Важно также отметить, что для Адуева-дяди любовь, наряду с «неизменной дружбой», относится к числу романтических понятий, составляющих то идиллическое, явно архаическое, мировоззрение, которое он намерен дискредитировать. Его упор на сдержанность и меру в любви, а также неприятие идеи «вечной любви» с ее вневременностью также свидетельствуют о приверженности духу Нового времени. Как показали историки эмоций, путь западной цивилизации к современности традиционно осмыслялся как эволюция к сдержанности и умеренности эмоциональных выражений. В основе этого «метанарратива» истории эмоций лежит гидравлическая модель – представление об эмоциях как о жидкости внутри человека, стремящейся вытечь наружу. Барбара Розенвейн утверждает, что эта модель была заменена двумя альтернативными взглядами – теорией когнитивной психологии об эмоциях как «части процесса восприятия и оценки, а не… сил, стремящихся к освобождению», и социальным конструктивизмом – только в 1960-х годах [Rosenwein 2002: 821–845, особенно 834–837]. Примечательно, что в романе Гончарова Адуев-старший рассматривает человеческие эмоции именно в соответствии с такой гидравлической моделью: он напрямую уподобляет избыток страстей пару, который должен регулироваться клапаном, то есть рассудком[234]
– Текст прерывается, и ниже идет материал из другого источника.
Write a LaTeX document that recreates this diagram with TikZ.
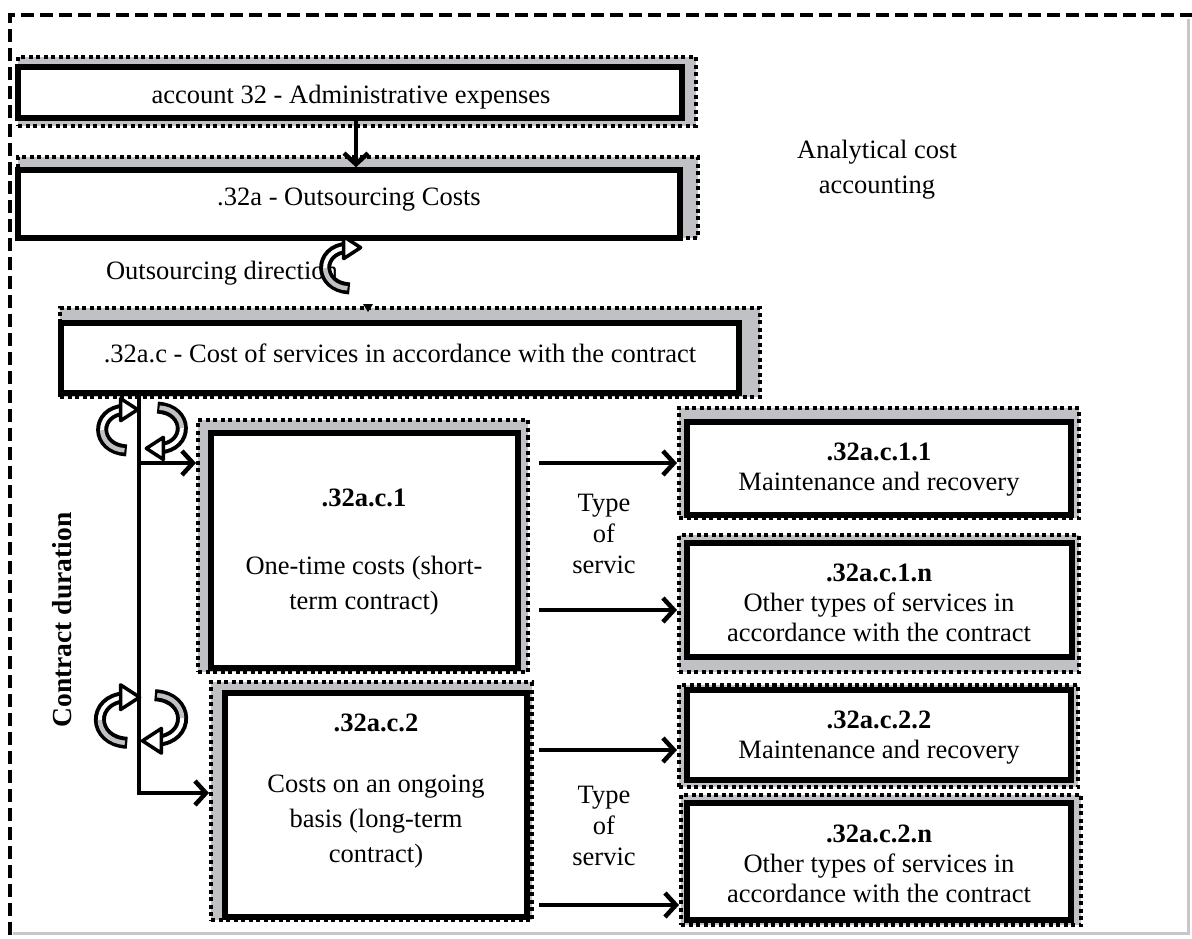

. Романтическая идеология, воплощенная его племянником, напротив, приписывает избытку, особенно избытку страсти, положительную ценность[235]. Романтизм с культом эмоций, таким образом, представляет для Адуева-дяди (и в некоторой степени для Гончарова) явно устаревшее, неактуальное мироощущение, которое препятствует вхождению России в Новое время.С этой точки зрения любовь как болезнь представляет собой особую опасность, поскольку она свидетельствует о полном отказе «гидравлического» механизма – о неисправности «клапана-рассудка» как управляющего устройства, что приводит к соматическому срыву перед лицом всепоглощающей страсти в большей степени, чем другие романтические эксцессы. Таким образом, любовь как болезнь становится в романе идеальным образцом романтического состояния, воплощающим все проблемы романтизма, начиная с его «неестественности» и заканчивая сопротивлением идеям разума и прогресса.
Юлия Тафаева: романтическая истеричка
Если при помощи персонажа Александра Адуева Гончаров изобличает романтический идеализм как исторически отсталую и риторически избитую систему ценностей, то история Юлии Тафаевой обнаруживает его физически разрушительную и нездоровую (в буквальном смысле) природу. Роман Александра с Юлией завязывается через год после неудачного опыта героя с Наденькой и становится еще одним этапом его разочарования в идеале блаженной вечной любви. Молодая вдова страстно влюбляется в Александра, который отвечает ей взаимностью, но в конце концов уединенный образ жизни, который ведет Юлия, а также однообразное постоянство и интенсивность ее чувств наскучивают молодому человеку, и он с ней расстается. В романе Юлия предстает как идеальное воплощение романтической героини: чрезмерно чувствительной, меланхоличной и обязательно физически хрупкой, о чем свидетельствует ее бурная физическая реакция на расставание с Александром. Гончаров, таким образом, распределяет модели «романтической» влюбленности по предсказуемым гендерным линиям. Романтизм Александра находит свое выражение в основном в «диком языке» и преувеличенно эмоциональном поведении, а его любовная болезнь принимает формы языковой игры и культурного перформанса, в то время как романтический идеализм Тафаевой проявляется в основном через слабое телосложение – то есть в «естественной», физиологической сфере.
Юлия Тафаева введена в повествование если не как пациент, то как некий психофизиологический тип. Впервые она упомянута в эпизоде, где Адуев-дядя делится с Александром своими опасениями по поводу влюбленности его делового партнера Суркова в молодую и привлекательную вдову, что чревато для него большими тратами. Дядя просит Александра поухаживать за вдовой и влюбить ее в себя (что, по его мнению, быстро охладит пыл влюбленного Суркова). Адуев-старший верно предсказывает, что эмоциональная и психологическая предрасположенность Юлии сделает ее весьма восприимчивой к романтическому позерству и пафосу Александра. Дядя, отметив ранее привлекательную внешность Юлии, описывает ее как «чувствительную… должно быть, слабонервную» и склонную к симпатии и излияниям [Гончаров 1997, 1: 348].